Published: (February 16, 2026 at 05:41 PM EST)
2 min read
Source: Dev.to

Source: Dev.to

One of the earliest “password breaches” stories in computing wasn’t caused by a genius attacker.
It happened because the password file got exposed during normal operations—think debugging, printing logs, moving files around. Not malware. Not zero‑days. Just everyday workflow colliding with sensitive data.

Even if you’ve heard different versions of the story, the lesson is the same: credential failures often look like routine work.

The “printer moment” still exists today

We’ve upgraded from printed password lists to:

  • Secrets pasted into tickets “just for today”
  • Admin credentials sitting in scripts “until the release”
  • Shared accounts because “everyone needs access”
  • Over‑permissioned groups that are “temporary” for months
  • Vendor access that never expires

None of these are rare. They’re what happens when convenience becomes policy.

Why IAM/PAM exists?

  • IAM gives structure.
  • PAM adds discipline to privilege.

PAM done well is not just a product—it’s a system that enforces:

  • Ownership: who is accountable for this identity?
  • Time limits (JIT): why is this permanent?
  • Verification: can we prove who did what?
  • Evidence: can we defend it in an audit and an incident?

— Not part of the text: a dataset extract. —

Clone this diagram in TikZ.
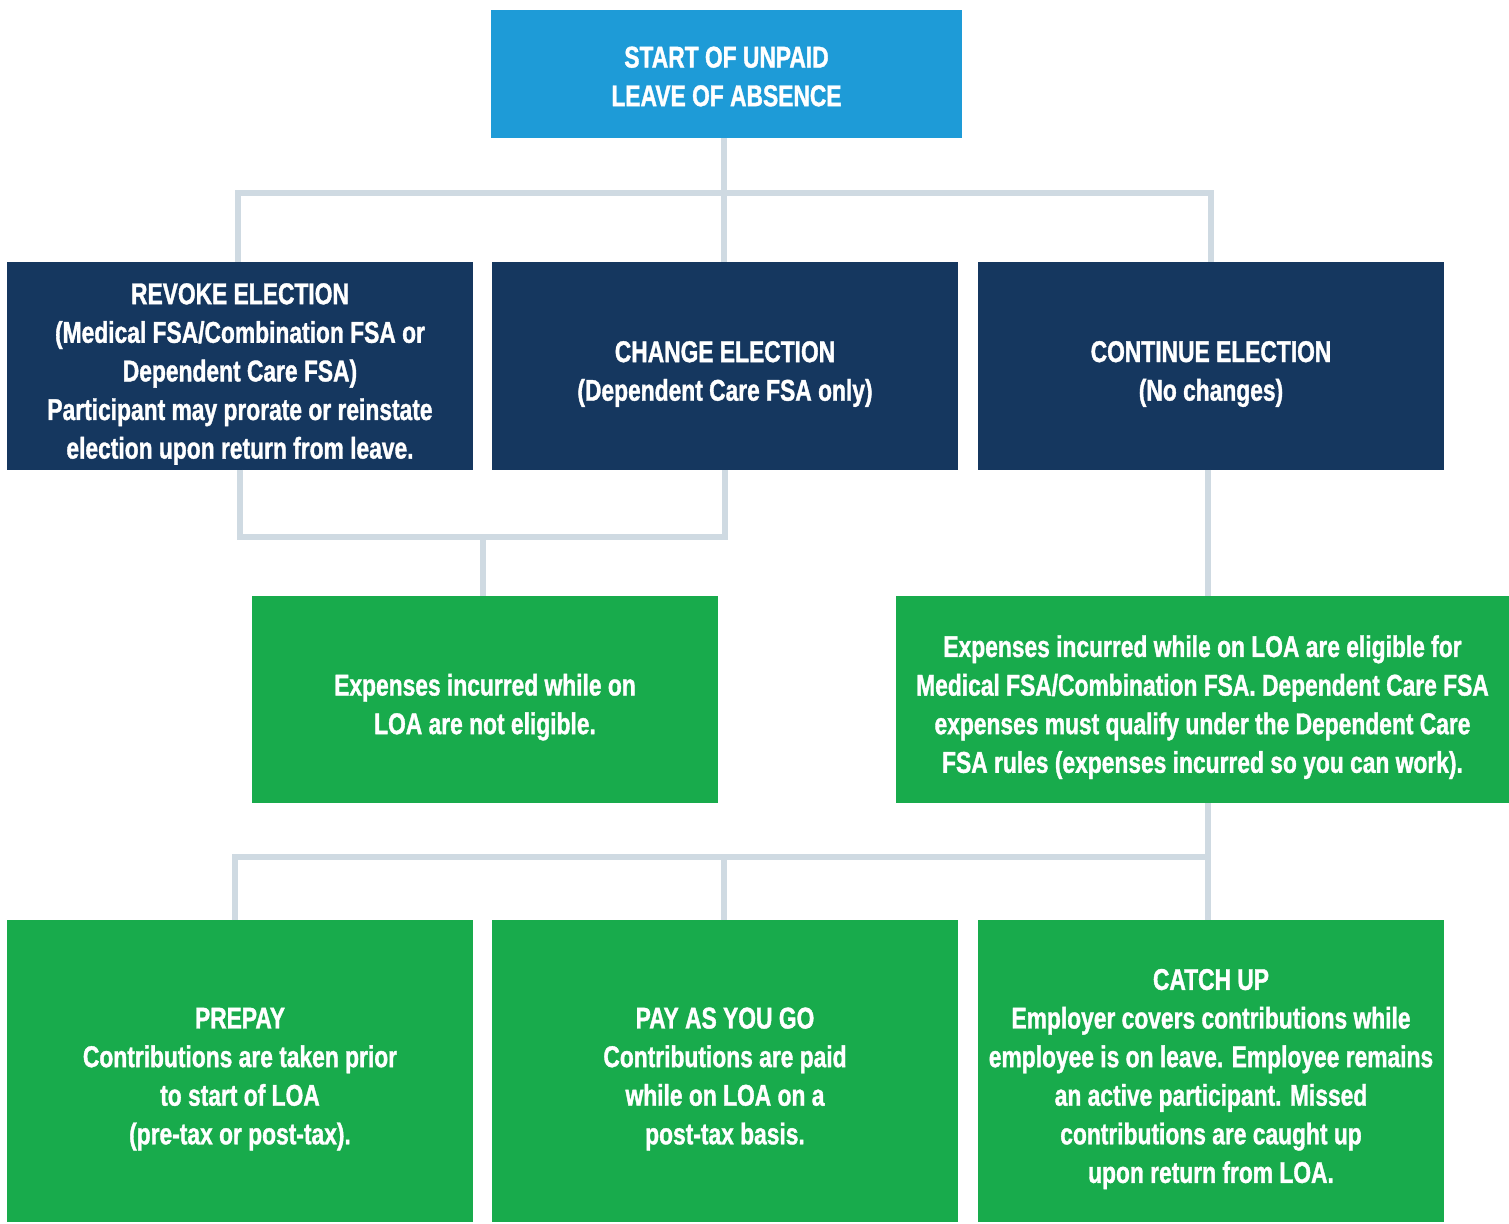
\documentclass[tikz,border=0pt]{standalone}
\usepackage{fontspec}
\setmainfont{Liberation Sans}
\newfontfamily\boxfont{Liberation Sans}[FakeStretch=0.76,UprightFont=* Bold,FakeBold=1.2]
\usetikzlibrary{positioning,calc}
\definecolor{startblue}{HTML}{1E9BD7}
\definecolor{navy}{HTML}{15375F}
\definecolor{leafgreen}{HTML}{18AB4C}
\definecolor{linkgray}{HTML}{CFDAE2}
\newcommand{\tp}{\rule{0pt}{18.5pt}}

\tikzset{
  box/.style={rectangle,inner sep=0pt,outer sep=0pt,text=white,align=center,
    font=\boxfont\fontsize{15}{19.3}\selectfont},
  startbox/.style={box,fill=startblue,minimum width=235.5pt,minimum height=64pt},
  navybox/.style={box,fill=navy,minimum width=233pt,minimum height=104pt},
  greenbox/.style={box,fill=leafgreen,minimum width=233pt,minimum height=103.5pt},
  widebox/.style={box,fill=leafgreen,minimum width=306.5pt,minimum height=103.5pt},
  tallbox/.style={box,fill=leafgreen,minimum width=233pt,minimum height=151pt},
  link/.style={draw=linkgray,line width=2.7pt}
}

\begin{document}
\begin{tikzpicture}[x=0.5pt,y=-0.5pt]
   \useasboundingbox (0,0) rectangle (1509,1224);

   \node[startbox] (start) at (726.5,74) {\rule{0pt}{13pt}START OF UNPAID\\LEAVE OF ABSENCE};

   \node[navybox] (revoke) at (240,366) {\tp REVOKE ELECTION\\(Medical FSA/Combination FSA or\\Dependent Care FSA)\\Participant may prorate or reinstate\\election upon return from leave.};
   \node[navybox] (change) at (725,366) {\tp CHANGE ELECTION\\(Dependent Care FSA only)};
   \node[navybox] (cont) at (1211,366) {\tp CONTINUE ELECTION\\(No changes)};

   \node[greenbox] (noteligible) at (485,699.5) {\tp Expenses incurred while on\\LOA are not eligible.};
   \node[widebox] (eligible) at (1202.5,699.5) {\tp Expenses incurred while on LOA are eligible for\\Medical FSA/Combination FSA. Dependent Care FSA\\expenses must qualify under the Dependent Care\\FSA rules (expenses incurred so you can work).};

   \node[tallbox] (prepay) at (240,1071) {\tp PREPAY\\Contributions are taken prior\\to start of LOA\\(pre-tax or post-tax).};
   \node[tallbox] (paygo) at (725,1071) {\tp PAY AS YOU GO\\Contributions are paid\\while on LOA on a\\post-tax basis.};
   \node[tallbox] (catchup) at (1211,1071) {\tp CATCH UP\\Employer covers contributions while\\employee is on leave. Employee remains\\an active participant. Missed\\contributions are caught up\\upon return from LOA.};

   % junction points
   \coordinate (split1) at (724,193);
   \coordinate (join1) at (483,537);
   \coordinate (split2) at (1208,857);

   % links
   \draw[link] (start.south -| split1) -- (change.north -| split1);
   \draw[link] (revoke.north -| 238,0) -- (238,0 |- split1) -- (1211,0 |- split1) -- (cont.north);
   \draw[link] (revoke.south) -- (revoke.south |- join1) -- (change.south |- join1) -- (change.south);
   \draw[link] (join1) -- (noteligible.north -| join1);
   \draw[link] (cont.south -| split2) -- (eligible.north -| split2);
   \draw[link] (eligible.south -| split2) -- (catchup.north -| split2);
   \draw[link] (prepay.north -| 235,0) -- (235,0 |- split2) -- (split2);
   \draw[link] (paygo.north -| split1) -- (split1 |- split2);
\end{tikzpicture}
\end{document}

If your controls don’t produce evidence, they don’t exist when it matters.

A tiny checklist that prevents “printer moments”

When someone requests access, ask:

  • Does this map to a role/group, or is it a one‑off?
  • Does it need privilege, or standard access?
  • Does it need to be permanent, or time‑bound?
  • What’s the review cadence?
  • Where’s the evidence (ticket/approval/export/log/screenshot)?

That’s the difference between “we think we’re secure” and “we can prove it.”